**JOB**
Look for "this" in each line of the entries, and return the matching lines.

───── RECORDS PROVIDED ─────

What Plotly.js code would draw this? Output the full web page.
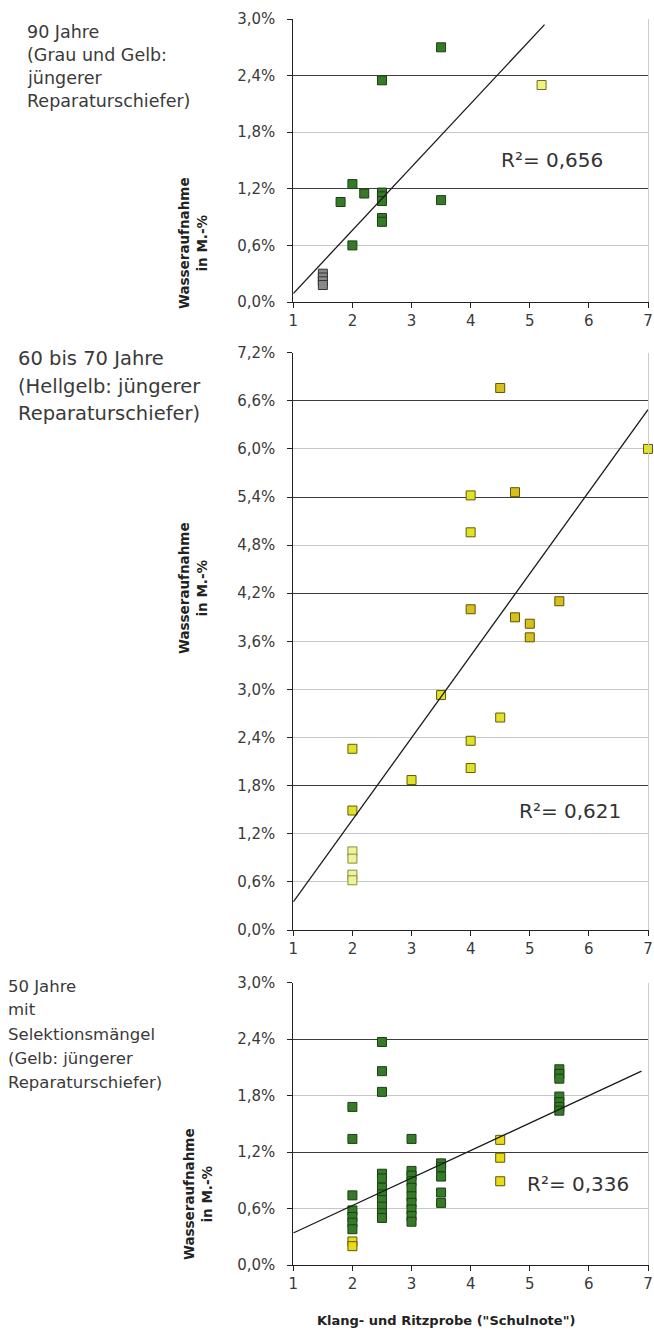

─────
───── RECORDS PROVIDED ─────

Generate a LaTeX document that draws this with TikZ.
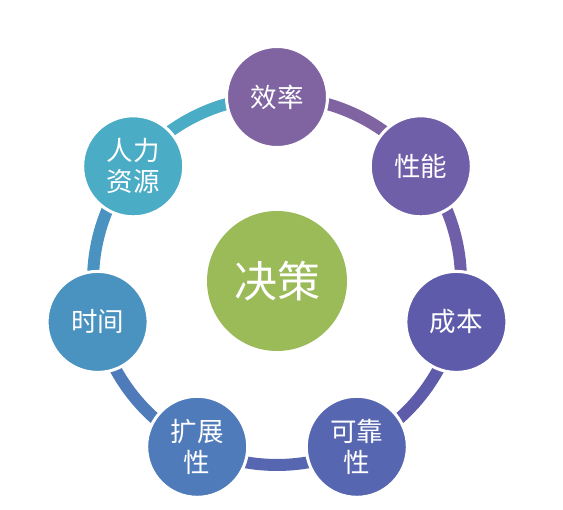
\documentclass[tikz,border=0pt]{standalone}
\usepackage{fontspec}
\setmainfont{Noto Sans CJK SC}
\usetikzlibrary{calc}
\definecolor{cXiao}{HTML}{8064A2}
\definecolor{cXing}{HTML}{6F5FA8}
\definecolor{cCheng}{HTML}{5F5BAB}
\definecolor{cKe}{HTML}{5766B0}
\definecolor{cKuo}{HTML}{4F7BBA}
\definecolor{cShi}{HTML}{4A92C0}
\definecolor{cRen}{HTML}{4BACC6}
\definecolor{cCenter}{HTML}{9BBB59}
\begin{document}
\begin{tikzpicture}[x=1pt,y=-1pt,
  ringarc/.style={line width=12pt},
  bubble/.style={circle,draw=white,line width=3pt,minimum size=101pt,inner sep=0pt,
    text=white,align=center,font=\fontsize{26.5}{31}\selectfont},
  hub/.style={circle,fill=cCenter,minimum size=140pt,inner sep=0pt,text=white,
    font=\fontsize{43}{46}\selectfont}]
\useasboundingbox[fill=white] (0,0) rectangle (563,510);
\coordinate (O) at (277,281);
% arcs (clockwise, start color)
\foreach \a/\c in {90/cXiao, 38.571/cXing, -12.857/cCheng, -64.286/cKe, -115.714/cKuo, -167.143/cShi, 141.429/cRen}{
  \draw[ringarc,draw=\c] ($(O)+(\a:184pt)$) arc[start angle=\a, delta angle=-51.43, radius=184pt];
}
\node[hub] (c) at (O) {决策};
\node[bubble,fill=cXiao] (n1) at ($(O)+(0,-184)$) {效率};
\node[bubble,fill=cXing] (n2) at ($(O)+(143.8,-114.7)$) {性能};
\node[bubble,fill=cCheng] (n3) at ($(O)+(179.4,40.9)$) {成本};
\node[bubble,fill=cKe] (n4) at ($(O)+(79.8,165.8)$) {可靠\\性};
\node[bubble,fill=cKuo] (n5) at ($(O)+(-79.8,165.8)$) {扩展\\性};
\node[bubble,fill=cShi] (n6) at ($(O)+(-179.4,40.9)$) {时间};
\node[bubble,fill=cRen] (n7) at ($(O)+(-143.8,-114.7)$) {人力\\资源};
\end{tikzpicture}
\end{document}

─────
───── RECORDS PROVIDED ─────

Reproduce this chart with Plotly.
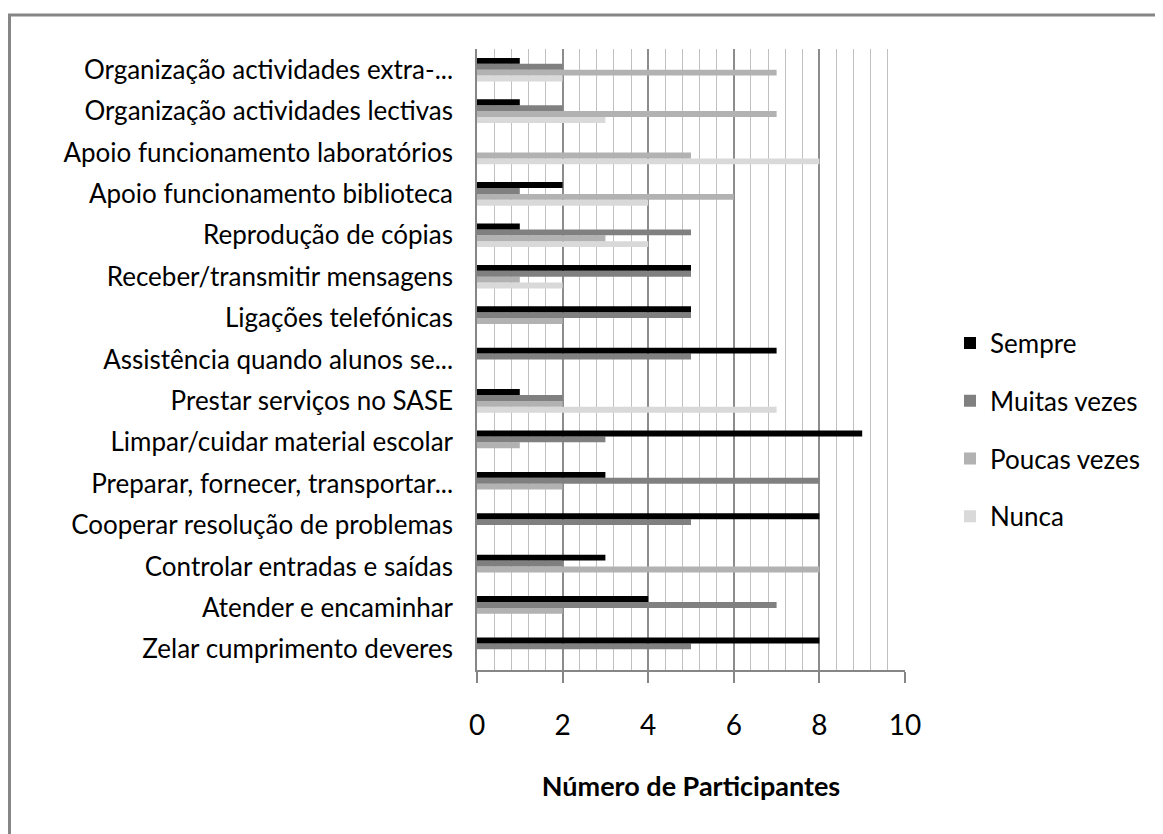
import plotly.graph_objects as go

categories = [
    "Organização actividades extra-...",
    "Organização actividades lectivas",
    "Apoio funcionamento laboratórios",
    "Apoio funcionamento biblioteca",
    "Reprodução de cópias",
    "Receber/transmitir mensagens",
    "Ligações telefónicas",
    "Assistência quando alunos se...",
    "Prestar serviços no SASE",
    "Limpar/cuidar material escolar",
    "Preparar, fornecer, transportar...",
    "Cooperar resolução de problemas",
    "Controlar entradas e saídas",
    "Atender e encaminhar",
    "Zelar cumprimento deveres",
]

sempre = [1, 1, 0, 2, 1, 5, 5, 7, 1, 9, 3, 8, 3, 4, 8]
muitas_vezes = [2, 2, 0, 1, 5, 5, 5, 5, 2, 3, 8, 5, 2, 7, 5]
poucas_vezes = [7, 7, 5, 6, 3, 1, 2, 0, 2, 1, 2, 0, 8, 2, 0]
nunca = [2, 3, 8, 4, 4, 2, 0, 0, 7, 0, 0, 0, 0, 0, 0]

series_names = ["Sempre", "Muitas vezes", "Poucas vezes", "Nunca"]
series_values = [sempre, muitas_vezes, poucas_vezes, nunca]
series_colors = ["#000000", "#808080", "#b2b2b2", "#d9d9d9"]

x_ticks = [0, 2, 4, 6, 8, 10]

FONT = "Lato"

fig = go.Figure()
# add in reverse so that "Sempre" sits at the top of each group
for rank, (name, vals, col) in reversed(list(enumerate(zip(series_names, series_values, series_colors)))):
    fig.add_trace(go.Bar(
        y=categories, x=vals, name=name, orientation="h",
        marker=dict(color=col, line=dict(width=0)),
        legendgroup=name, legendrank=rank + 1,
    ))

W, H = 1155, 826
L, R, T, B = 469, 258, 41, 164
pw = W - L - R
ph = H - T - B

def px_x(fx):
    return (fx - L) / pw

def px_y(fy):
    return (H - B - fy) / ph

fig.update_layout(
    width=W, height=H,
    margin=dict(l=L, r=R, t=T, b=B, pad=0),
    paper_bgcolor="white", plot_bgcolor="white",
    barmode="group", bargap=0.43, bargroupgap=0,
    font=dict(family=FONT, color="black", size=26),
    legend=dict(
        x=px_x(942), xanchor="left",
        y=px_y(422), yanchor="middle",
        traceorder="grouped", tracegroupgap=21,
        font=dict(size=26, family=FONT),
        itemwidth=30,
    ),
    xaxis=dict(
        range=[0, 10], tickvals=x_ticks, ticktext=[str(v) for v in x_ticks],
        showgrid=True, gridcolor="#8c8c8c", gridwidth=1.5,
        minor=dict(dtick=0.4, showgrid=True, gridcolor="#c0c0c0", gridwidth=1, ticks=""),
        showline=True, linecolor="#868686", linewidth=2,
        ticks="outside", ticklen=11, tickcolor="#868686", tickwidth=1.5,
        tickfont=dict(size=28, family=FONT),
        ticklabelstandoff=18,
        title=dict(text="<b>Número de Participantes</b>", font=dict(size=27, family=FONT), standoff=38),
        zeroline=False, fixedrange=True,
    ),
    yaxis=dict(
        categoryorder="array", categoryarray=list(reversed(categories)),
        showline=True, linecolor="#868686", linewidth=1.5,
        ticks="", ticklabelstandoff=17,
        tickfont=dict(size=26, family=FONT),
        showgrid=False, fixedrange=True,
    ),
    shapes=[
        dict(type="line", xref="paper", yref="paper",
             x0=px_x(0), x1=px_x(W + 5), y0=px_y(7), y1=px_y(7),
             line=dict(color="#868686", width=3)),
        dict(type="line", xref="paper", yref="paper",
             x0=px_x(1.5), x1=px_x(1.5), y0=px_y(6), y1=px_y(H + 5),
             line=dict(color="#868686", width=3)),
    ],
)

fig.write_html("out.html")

─────

**IN RESPONSE**
What Plotly.js code would draw this? Output the full web page.
Generate a LaTeX document that draws this with TikZ.
Reproduce this chart with Plotly.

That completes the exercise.